• **Supplied data**

----

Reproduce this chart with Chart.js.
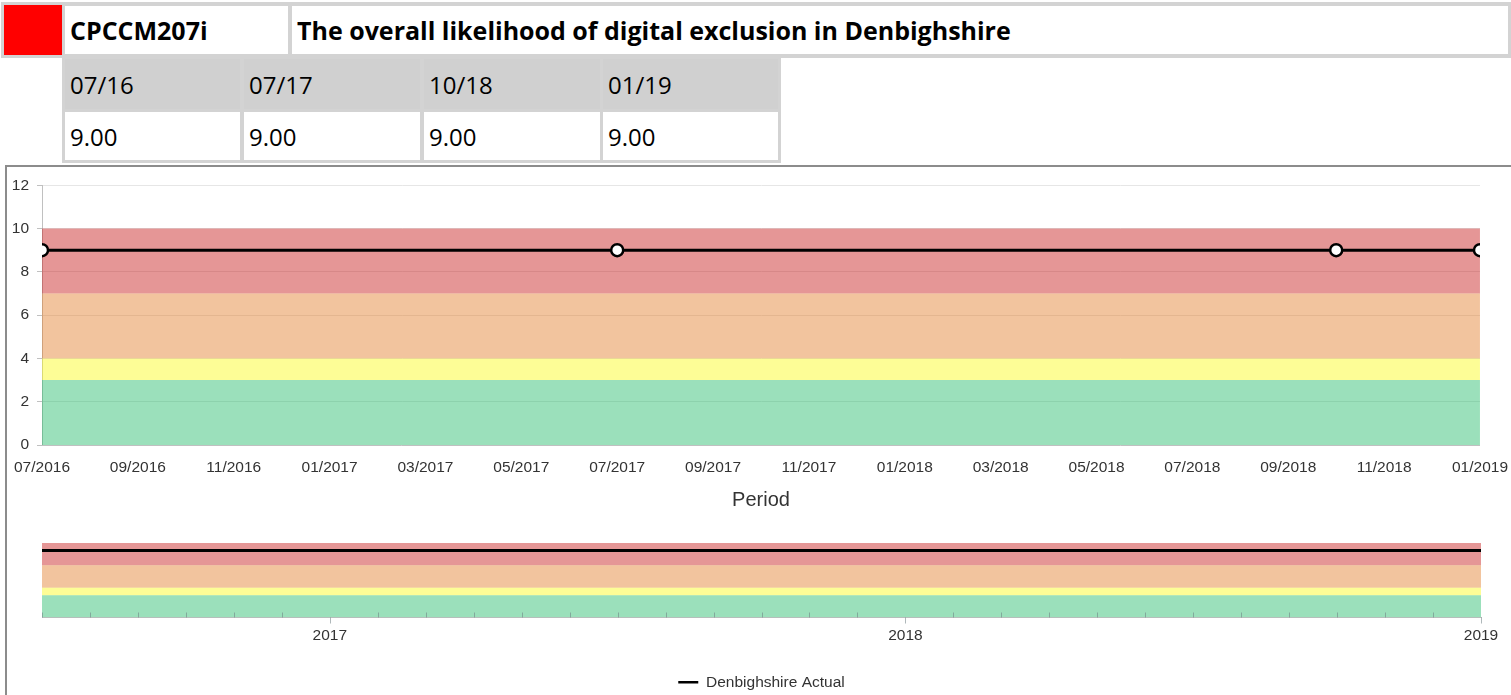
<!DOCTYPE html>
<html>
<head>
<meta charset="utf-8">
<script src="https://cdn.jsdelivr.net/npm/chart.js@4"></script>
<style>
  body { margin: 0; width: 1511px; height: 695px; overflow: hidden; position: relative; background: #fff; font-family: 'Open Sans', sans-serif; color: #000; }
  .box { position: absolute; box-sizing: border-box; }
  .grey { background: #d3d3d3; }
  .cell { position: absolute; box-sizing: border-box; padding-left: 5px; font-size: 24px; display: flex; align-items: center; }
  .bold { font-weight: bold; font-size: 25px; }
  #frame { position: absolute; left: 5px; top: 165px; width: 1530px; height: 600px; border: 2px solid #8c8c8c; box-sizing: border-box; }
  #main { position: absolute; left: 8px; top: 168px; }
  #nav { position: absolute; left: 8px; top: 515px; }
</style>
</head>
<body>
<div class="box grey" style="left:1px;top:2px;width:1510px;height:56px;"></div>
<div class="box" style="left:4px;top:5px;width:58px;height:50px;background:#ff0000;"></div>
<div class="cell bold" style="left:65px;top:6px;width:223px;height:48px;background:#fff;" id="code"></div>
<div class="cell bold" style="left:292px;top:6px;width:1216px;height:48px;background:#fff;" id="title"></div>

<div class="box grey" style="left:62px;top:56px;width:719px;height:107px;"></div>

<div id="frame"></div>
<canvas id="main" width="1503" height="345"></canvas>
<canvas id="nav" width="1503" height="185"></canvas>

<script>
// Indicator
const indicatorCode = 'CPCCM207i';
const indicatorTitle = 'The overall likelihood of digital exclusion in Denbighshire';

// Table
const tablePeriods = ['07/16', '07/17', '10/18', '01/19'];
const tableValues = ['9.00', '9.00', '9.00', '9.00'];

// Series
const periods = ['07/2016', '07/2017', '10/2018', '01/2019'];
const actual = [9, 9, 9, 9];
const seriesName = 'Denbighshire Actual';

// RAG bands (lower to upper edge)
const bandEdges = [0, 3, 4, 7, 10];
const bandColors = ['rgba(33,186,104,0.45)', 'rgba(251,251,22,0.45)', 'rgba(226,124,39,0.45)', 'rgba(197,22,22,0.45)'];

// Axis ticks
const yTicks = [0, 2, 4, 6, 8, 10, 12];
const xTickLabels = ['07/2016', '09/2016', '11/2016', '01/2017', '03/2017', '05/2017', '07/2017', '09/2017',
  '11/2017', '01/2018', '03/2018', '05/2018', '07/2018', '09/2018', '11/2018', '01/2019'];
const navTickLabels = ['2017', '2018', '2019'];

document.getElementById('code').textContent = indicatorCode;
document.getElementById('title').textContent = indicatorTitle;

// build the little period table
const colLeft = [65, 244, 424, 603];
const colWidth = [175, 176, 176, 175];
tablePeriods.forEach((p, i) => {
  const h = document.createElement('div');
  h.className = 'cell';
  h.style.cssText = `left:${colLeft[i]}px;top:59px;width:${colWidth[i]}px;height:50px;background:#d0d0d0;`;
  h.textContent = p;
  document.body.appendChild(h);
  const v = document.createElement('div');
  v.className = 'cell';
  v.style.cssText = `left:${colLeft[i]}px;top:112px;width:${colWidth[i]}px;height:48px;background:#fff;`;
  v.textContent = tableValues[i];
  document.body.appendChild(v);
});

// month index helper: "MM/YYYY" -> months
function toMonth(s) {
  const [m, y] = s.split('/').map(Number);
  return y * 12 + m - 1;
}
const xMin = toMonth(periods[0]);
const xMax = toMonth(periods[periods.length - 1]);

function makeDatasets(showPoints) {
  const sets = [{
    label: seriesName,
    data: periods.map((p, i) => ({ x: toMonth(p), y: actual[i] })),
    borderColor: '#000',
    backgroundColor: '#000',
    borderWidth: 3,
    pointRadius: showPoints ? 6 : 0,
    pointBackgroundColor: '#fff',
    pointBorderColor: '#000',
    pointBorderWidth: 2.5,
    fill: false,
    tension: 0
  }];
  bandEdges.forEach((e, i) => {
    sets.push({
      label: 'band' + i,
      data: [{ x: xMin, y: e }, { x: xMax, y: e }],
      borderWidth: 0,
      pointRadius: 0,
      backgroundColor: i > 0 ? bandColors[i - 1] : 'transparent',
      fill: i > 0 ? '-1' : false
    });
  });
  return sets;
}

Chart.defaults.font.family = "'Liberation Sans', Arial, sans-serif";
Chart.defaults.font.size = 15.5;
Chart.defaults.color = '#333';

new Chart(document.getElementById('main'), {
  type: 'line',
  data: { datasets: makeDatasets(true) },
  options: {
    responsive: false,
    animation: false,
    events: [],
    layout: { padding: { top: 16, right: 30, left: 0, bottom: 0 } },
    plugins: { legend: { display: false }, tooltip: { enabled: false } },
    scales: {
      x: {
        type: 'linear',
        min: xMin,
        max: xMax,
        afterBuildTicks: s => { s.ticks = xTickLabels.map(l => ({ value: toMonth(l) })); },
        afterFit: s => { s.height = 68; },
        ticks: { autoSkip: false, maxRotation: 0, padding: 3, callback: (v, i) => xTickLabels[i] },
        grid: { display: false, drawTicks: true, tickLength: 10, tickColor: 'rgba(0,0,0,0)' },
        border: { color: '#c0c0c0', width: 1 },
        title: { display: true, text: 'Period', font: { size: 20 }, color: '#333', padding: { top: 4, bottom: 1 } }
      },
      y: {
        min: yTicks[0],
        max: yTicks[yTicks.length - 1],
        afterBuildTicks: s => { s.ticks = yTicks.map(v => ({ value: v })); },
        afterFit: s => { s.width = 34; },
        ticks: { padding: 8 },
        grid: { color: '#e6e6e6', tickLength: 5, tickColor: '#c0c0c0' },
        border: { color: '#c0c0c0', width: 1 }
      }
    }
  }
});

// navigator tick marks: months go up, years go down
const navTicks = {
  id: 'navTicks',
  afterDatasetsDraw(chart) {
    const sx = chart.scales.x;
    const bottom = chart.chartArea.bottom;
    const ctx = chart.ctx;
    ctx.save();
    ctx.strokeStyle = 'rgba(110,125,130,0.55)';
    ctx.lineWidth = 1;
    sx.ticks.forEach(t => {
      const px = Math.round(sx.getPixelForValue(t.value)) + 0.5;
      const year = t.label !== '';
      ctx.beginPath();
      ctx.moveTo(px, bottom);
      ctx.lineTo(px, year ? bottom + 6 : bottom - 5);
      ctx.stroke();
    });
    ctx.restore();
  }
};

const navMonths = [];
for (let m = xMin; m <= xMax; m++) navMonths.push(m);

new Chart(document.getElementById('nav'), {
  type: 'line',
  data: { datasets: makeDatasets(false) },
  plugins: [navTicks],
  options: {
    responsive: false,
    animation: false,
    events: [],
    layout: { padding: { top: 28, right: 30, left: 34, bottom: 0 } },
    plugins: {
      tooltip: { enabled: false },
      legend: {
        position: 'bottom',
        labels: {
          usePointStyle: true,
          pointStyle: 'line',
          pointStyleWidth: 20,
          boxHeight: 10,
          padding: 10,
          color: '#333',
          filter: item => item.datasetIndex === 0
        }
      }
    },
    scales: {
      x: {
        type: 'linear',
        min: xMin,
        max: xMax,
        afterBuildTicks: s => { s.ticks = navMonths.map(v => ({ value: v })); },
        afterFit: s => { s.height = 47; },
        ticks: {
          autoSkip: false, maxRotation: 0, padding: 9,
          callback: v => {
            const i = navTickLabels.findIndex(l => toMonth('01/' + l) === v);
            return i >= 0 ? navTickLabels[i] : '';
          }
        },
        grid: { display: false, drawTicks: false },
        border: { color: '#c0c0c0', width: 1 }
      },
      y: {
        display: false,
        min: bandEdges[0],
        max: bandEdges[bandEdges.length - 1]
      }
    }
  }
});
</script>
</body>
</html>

----

• **Your objective**
Return the listing above word for word, with the pictures removed.

• **Written solution**
Reproduce this chart with Chart.js.
<!DOCTYPE html>
<html>
<head>
<meta charset="utf-8">
<script src="https://cdn.jsdelivr.net/npm/chart.js@4"></script>
<style>
  body { margin: 0; width: 1511px; height: 695px; overflow: hidden; position: relative; background: #fff; font-family: 'Open Sans', sans-serif; color: #000; }
  .box { position: absolute; box-sizing: border-box; }
  .grey { background: #d3d3d3; }
  .cell { position: absolute; box-sizing: border-box; padding-left: 5px; font-size: 24px; display: flex; align-items: center; }
  .bold { font-weight: bold; font-size: 25px; }
  #frame { position: absolute; left: 5px; top: 165px; width: 1530px; height: 600px; border: 2px solid #8c8c8c; box-sizing: border-box; }
  #main { position: absolute; left: 8px; top: 168px; }
  #nav { position: absolute; left: 8px; top: 515px; }
</style>
</head>
<body>
<div class="box grey" style="left:1px;top:2px;width:1510px;height:56px;"></div>
<div class="box" style="left:4px;top:5px;width:58px;height:50px;background:#ff0000;"></div>
<div class="cell bold" style="left:65px;top:6px;width:223px;height:48px;background:#fff;" id="code"></div>
<div class="cell bold" style="left:292px;top:6px;width:1216px;height:48px;background:#fff;" id="title"></div>

<div class="box grey" style="left:62px;top:56px;width:719px;height:107px;"></div>

<div id="frame"></div>
<canvas id="main" width="1503" height="345"></canvas>
<canvas id="nav" width="1503" height="185"></canvas>

<script>
// Indicator
const indicatorCode = 'CPCCM207i';
const indicatorTitle = 'The overall likelihood of digital exclusion in Denbighshire';

// Table
const tablePeriods = ['07/16', '07/17', '10/18', '01/19'];
const tableValues = ['9.00', '9.00', '9.00', '9.00'];

// Series
const periods = ['07/2016', '07/2017', '10/2018', '01/2019'];
const actual = [9, 9, 9, 9];
const seriesName = 'Denbighshire Actual';

// RAG bands (lower to upper edge)
const bandEdges = [0, 3, 4, 7, 10];
const bandColors = ['rgba(33,186,104,0.45)', 'rgba(251,251,22,0.45)', 'rgba(226,124,39,0.45)', 'rgba(197,22,22,0.45)'];

// Axis ticks
const yTicks = [0, 2, 4, 6, 8, 10, 12];
const xTickLabels = ['07/2016', '09/2016', '11/2016', '01/2017', '03/2017', '05/2017', '07/2017', '09/2017',
  '11/2017', '01/2018', '03/2018', '05/2018', '07/2018', '09/2018', '11/2018', '01/2019'];
const navTickLabels = ['2017', '2018', '2019'];

document.getElementById('code').textContent = indicatorCode;
document.getElementById('title').textContent = indicatorTitle;

// build the little period table
const colLeft = [65, 244, 424, 603];
const colWidth = [175, 176, 176, 175];
tablePeriods.forEach((p, i) => {
  const h = document.createElement('div');
  h.className = 'cell';
  h.style.cssText = `left:${colLeft[i]}px;top:59px;width:${colWidth[i]}px;height:50px;background:#d0d0d0;`;
  h.textContent = p;
  document.body.appendChild(h);
  const v = document.createElement('div');
  v.className = 'cell';
  v.style.cssText = `left:${colLeft[i]}px;top:112px;width:${colWidth[i]}px;height:48px;background:#fff;`;
  v.textContent = tableValues[i];
  document.body.appendChild(v);
});

// month index helper: "MM/YYYY" -> months
function toMonth(s) {
  const [m, y] = s.split('/').map(Number);
  return y * 12 + m - 1;
}
const xMin = toMonth(periods[0]);
const xMax = toMonth(periods[periods.length - 1]);

function makeDatasets(showPoints) {
  const sets = [{
    label: seriesName,
    data: periods.map((p, i) => ({ x: toMonth(p), y: actual[i] })),
    borderColor: '#000',
    backgroundColor: '#000',
    borderWidth: 3,
    pointRadius: showPoints ? 6 : 0,
    pointBackgroundColor: '#fff',
    pointBorderColor: '#000',
    pointBorderWidth: 2.5,
    fill: false,
    tension: 0
  }];
  bandEdges.forEach((e, i) => {
    sets.push({
      label: 'band' + i,
      data: [{ x: xMin, y: e }, { x: xMax, y: e }],
      borderWidth: 0,
      pointRadius: 0,
      backgroundColor: i > 0 ? bandColors[i - 1] : 'transparent',
      fill: i > 0 ? '-1' : false
    });
  });
  return sets;
}

Chart.defaults.font.family = "'Liberation Sans', Arial, sans-serif";
Chart.defaults.font.size = 15.5;
Chart.defaults.color = '#333';

new Chart(document.getElementById('main'), {
  type: 'line',
  data: { datasets: makeDatasets(true) },
  options: {
    responsive: false,
    animation: false,
    events: [],
    layout: { padding: { top: 16, right: 30, left: 0, bottom: 0 } },
    plugins: { legend: { display: false }, tooltip: { enabled: false } },
    scales: {
      x: {
        type: 'linear',
        min: xMin,
        max: xMax,
        afterBuildTicks: s => { s.ticks = xTickLabels.map(l => ({ value: toMonth(l) })); },
        afterFit: s => { s.height = 68; },
        ticks: { autoSkip: false, maxRotation: 0, padding: 3, callback: (v, i) => xTickLabels[i] },
        grid: { display: false, drawTicks: true, tickLength: 10, tickColor: 'rgba(0,0,0,0)' },
        border: { color: '#c0c0c0', width: 1 },
        title: { display: true, text: 'Period', font: { size: 20 }, color: '#333', padding: { top: 4, bottom: 1 } }
      },
      y: {
        min: yTicks[0],
        max: yTicks[yTicks.length - 1],
        afterBuildTicks: s => { s.ticks = yTicks.map(v => ({ value: v })); },
        afterFit: s => { s.width = 34; },
        ticks: { padding: 8 },
        grid: { color: '#e6e6e6', tickLength: 5, tickColor: '#c0c0c0' },
        border: { color: '#c0c0c0', width: 1 }
      }
    }
  }
});

// navigator tick marks: months go up, years go down
const navTicks = {
  id: 'navTicks',
  afterDatasetsDraw(chart) {
    const sx = chart.scales.x;
    const bottom = chart.chartArea.bottom;
    const ctx = chart.ctx;
    ctx.save();
    ctx.strokeStyle = 'rgba(110,125,130,0.55)';
    ctx.lineWidth = 1;
    sx.ticks.forEach(t => {
      const px = Math.round(sx.getPixelForValue(t.value)) + 0.5;
      const year = t.label !== '';
      ctx.beginPath();
      ctx.moveTo(px, bottom);
      ctx.lineTo(px, year ? bottom + 6 : bottom - 5);
      ctx.stroke();
    });
    ctx.restore();
  }
};

const navMonths = [];
for (let m = xMin; m <= xMax; m++) navMonths.push(m);

new Chart(document.getElementById('nav'), {
  type: 'line',
  data: { datasets: makeDatasets(false) },
  plugins: [navTicks],
  options: {
    responsive: false,
    animation: false,
    events: [],
    layout: { padding: { top: 28, right: 30, left: 34, bottom: 0 } },
    plugins: {
      tooltip: { enabled: false },
      legend: {
        position: 'bottom',
        labels: {
          usePointStyle: true,
          pointStyle: 'line',
          pointStyleWidth: 20,
          boxHeight: 10,
          padding: 10,
          color: '#333',
          filter: item => item.datasetIndex === 0
        }
      }
    },
    scales: {
      x: {
        type: 'linear',
        min: xMin,
        max: xMax,
        afterBuildTicks: s => { s.ticks = navMonths.map(v => ({ value: v })); },
        afterFit: s => { s.height = 47; },
        ticks: {
          autoSkip: false, maxRotation: 0, padding: 9,
          callback: v => {
            const i = navTickLabels.findIndex(l => toMonth('01/' + l) === v);
            return i >= 0 ? navTickLabels[i] : '';
          }
        },
        grid: { display: false, drawTicks: false },
        border: { color: '#c0c0c0', width: 1 }
      },
      y: {
        display: false,
        min: bandEdges[0],
        max: bandEdges[bandEdges.length - 1]
      }
    }
  }
});
</script>
</body>
</html>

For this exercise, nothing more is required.